Differential Privacy Synthetic PII is a set of Python algorithms that enable generation of differential privacy, fully synthetic personally identifiable information (PII) data and then impute additional insights based on real data. The algorithms enable generation of data which can be distributed easily without revealing private information. A core piece behind our differential privacy data is the introduction of randomness behind the imputation of certain features while not impacting the overall dataset's valid inferences. By introducing randomness to the data generation, differential privacy can create deniability behind identifiable features of individuals.
- Python (>= 3.8.5)
- NumPy (1.17.0)
- SciPy
- Dython
- MLxtend
- Faker
- Pandas
- gender_guesser
- re
- tqdm
- datetime
- random
- matplotlib
A. Create a bulk data request CSV file with the following format (keep column names the same):
Country | Year | Records |
---|---|---|
RUSSIA | 2016 | 457 |
MEXICO | 2020 | 1102 |
CHINA | 2018 | 632 |
B. Update line 9 if needed in the script fake_pii_generator.py to point to the file made in step A. Then execute script.
C. Clean the differential privacy synthetic PII with the fake_data_clean.py script. This script primarily removes any person titles (Dr., Ing., Lic., etc.), cleans gender categories, and removes any records with P.O. Box or military addresses.

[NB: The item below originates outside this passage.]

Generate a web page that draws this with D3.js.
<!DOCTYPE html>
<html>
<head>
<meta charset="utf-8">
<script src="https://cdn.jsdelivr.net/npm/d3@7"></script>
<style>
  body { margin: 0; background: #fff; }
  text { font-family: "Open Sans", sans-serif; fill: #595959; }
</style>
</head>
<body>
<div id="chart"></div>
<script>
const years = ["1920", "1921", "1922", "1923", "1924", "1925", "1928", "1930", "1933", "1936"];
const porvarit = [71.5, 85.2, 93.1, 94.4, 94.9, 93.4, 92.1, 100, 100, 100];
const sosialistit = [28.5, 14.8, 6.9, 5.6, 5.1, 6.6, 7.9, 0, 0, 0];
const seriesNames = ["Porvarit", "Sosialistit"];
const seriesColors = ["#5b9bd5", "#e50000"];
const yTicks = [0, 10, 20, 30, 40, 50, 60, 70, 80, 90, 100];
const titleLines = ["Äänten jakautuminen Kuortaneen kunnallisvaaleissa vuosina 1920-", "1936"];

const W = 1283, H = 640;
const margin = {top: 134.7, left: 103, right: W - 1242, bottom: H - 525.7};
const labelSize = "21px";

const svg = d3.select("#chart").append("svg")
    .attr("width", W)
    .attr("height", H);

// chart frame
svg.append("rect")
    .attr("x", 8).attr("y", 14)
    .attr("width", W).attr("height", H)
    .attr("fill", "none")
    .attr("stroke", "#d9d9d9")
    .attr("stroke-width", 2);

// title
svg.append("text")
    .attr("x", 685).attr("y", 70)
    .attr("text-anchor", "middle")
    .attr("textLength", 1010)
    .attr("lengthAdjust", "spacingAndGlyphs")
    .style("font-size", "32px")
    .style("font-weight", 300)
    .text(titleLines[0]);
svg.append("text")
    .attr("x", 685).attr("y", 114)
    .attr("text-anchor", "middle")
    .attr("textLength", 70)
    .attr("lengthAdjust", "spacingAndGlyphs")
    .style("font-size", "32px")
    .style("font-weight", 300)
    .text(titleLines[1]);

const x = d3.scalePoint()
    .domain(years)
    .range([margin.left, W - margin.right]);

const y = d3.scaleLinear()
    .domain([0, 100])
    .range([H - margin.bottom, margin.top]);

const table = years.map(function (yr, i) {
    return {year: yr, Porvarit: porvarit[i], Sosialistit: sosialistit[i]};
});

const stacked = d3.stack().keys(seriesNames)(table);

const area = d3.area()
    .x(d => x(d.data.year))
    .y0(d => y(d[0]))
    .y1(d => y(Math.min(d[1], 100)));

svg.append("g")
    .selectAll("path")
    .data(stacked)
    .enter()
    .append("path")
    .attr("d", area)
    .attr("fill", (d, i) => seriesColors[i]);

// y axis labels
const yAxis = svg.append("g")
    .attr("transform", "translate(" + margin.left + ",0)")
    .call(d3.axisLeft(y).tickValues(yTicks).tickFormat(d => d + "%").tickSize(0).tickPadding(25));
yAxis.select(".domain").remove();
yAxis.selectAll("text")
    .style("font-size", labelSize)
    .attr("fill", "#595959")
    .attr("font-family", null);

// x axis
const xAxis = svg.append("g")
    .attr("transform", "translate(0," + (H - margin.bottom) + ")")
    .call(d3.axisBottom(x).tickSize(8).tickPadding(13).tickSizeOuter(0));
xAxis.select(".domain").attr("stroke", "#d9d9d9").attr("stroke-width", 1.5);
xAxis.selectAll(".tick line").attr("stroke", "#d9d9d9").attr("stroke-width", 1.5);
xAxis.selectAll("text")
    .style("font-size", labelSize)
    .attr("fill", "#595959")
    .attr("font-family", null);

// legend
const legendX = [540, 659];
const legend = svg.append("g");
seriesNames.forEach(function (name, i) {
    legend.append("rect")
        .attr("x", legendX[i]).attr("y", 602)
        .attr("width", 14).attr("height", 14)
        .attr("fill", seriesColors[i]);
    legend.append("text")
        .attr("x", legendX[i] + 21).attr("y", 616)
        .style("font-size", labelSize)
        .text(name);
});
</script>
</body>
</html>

Due to the introduction of randomness behind many of the PII features, there is a chance the dataset may not have much valid inferences. Therefore, adjusting some of the features such as Age or other dates, can create custom context and insights. The script age_update.py is an example of imputed insights that was adjusted on a real distribution dataset by the U.S. Immigration Customs Enforcement Agency (ICE) made available to the public here.